"What we're going to do is we're doing a lot of mechanical work with Reed right now, so there's a possibility he could pitch in the ninth, but he won't necessarily be the closer at this point," D-backs manager Chip Hale said. "We're going to use him probably a little earlier in the game, just see how the game goes. He could be pitching in the ninth, but it could be him and another guy, maybe two guys in the ninth. So we're going to match up a little more and see how that goes for a little bit."
Reed blew a save Wednesday when he allowed a grand slam to Michael Taylor in the ninth inning as the Nationals rallied for a 9-6 win.
It was the second blown save for Reed this year in four chances, and his ERA is 7.20 in 11 appearances.

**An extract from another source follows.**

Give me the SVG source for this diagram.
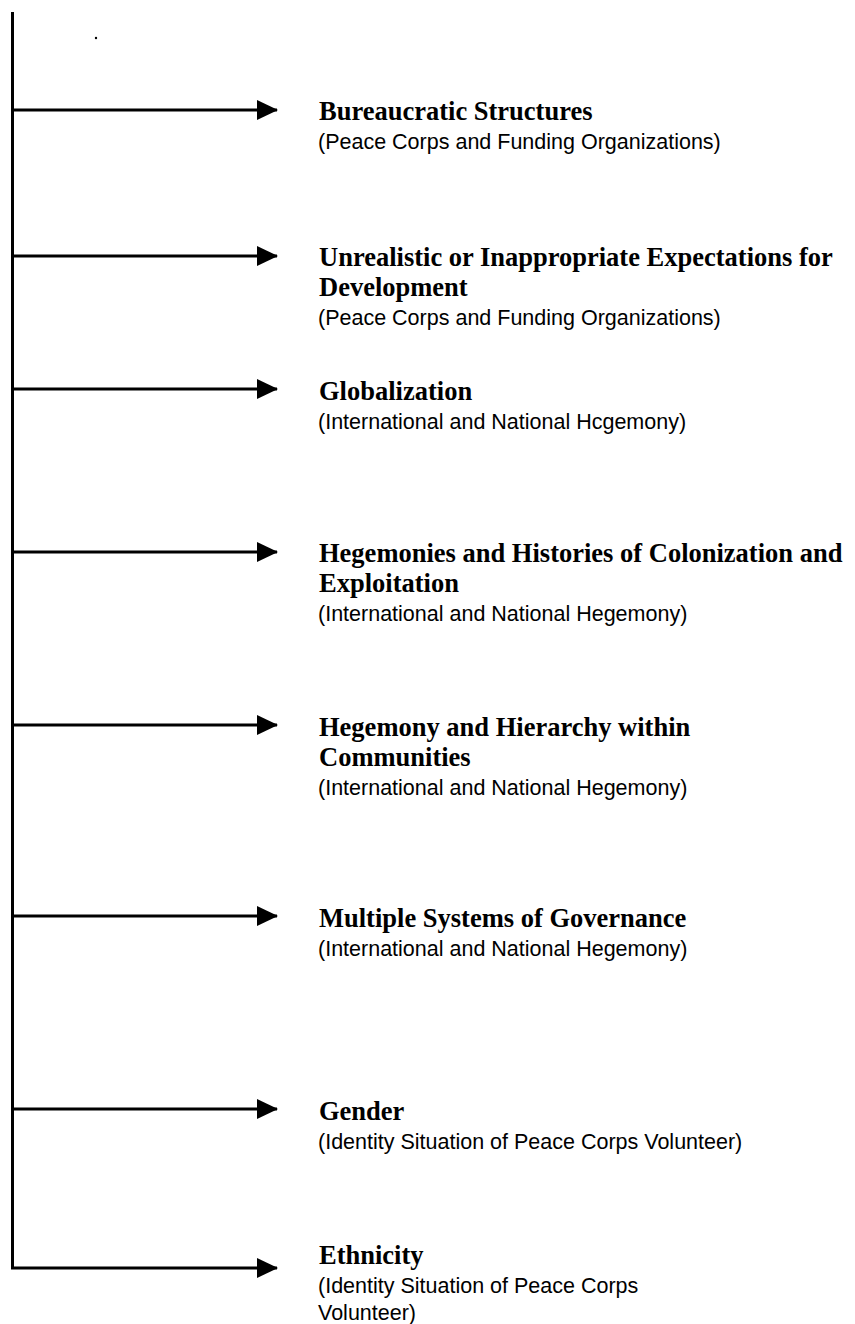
<svg xmlns="http://www.w3.org/2000/svg" width="855" height="1324" viewBox="0 0 855 1324">
<style>
.t{font-family:"Liberation Serif","Times New Roman",serif;font-weight:bold;font-size:26.5px;fill:#000}
.s{font-family:"Liberation Sans",Arial,sans-serif;font-size:21.5px;fill:#000}
.ln{stroke:#000;stroke-width:3;fill:none}
</style>
<defs>
<marker id="ah" markerUnits="userSpaceOnUse" markerWidth="22" markerHeight="22" refX="20" refY="10" orient="auto" viewBox="0 0 22 22">
<path d="M0,0 L21,10 L0,20 Z" fill="#000"/>
</marker>
</defs>
<rect width="855" height="1324" fill="#fff"/>
<circle cx="96" cy="38" r="1.2" fill="#000"/>
<g id="connectors">
<path class="ln" d="M12.5,12 V1268"/>
<path class="ln" d="M12,110 H277" marker-end="url(#ah)"/>
<path class="ln" d="M12,256 H277" marker-end="url(#ah)"/>
<path class="ln" d="M12,389 H277" marker-end="url(#ah)"/>
<path class="ln" d="M12,552 H277" marker-end="url(#ah)"/>
<path class="ln" d="M12,725 H277" marker-end="url(#ah)"/>
<path class="ln" d="M12,916 H277" marker-end="url(#ah)"/>
<path class="ln" d="M12,1109 H277" marker-end="url(#ah)"/>
<path class="ln" d="M11,1268 H277" marker-end="url(#ah)"/>
</g>
<g id="n1"><text class="t" x="319" y="120">Bureaucratic Structures</text><text class="s" x="318" y="149">(Peace Corps and Funding Organizations)</text></g>
<g id="n2"><text class="t" x="319" y="266">Unrealistic or Inappropriate Expectations for</text><text class="t" x="319" y="296">Development</text><text class="s" x="318" y="325">(Peace Corps and Funding Organizations)</text></g>
<g id="n3"><text class="t" x="319" y="400">Globalization</text><text class="s" x="318" y="429">(International and National Hcgemony)</text></g>
<g id="n4"><text class="t" x="319" y="562">Hegemonies and Histories of Colonization and</text><text class="t" x="319" y="592">Exploitation</text><text class="s" x="318" y="621">(International and National Hegemony)</text></g>
<g id="n5"><text class="t" x="319" y="736">Hegemony and Hierarchy within</text><text class="t" x="319" y="766">Communities</text><text class="s" x="318" y="795">(International and National Hegemony)</text></g>
<g id="n6"><text class="t" x="319" y="927">Multiple Systems of Governance</text><text class="s" x="318" y="956">(International and National Hegemony)</text></g>
<g id="n7"><text class="t" x="319" y="1120">Gender</text><text class="s" x="318" y="1149">(Identity Situation of Peace Corps Volunteer)</text></g>
<g id="n8"><text class="t" x="319" y="1264">Ethnicity</text><text class="s" x="318" y="1293">(Identity Situation of Peace Corps</text><text class="s" x="318" y="1320">Volunteer)</text></g>
</svg>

"Absolutely," Reed said, when asked if he understood the move. "There's not one part of me that thinks I've been throwing the ball somewhat well. I don't even think that. I've been all over the place. I'm working on a couple of things, throw earlier in the game and just go from there."
This Spring Training, Reed worked at throwing across his body less, but a shoulder issue prevented him from getting much work in. In addition to throwing across his body less, the team will adjust his foot positioning on the pitching rubber.
The mechanical adjustments, it is hoped, will help his command and allow him to locate his fastball to parts of the strike zone he hasn't been able to locate yet. If that happens, Hale said he envisions Reed reclaiming the closer's role.
"He's got over 100 saves in his career," Hale said. "He's been successful at it, so I think if we get him back to where his stuff is, what it should be, he should definitely be our closer."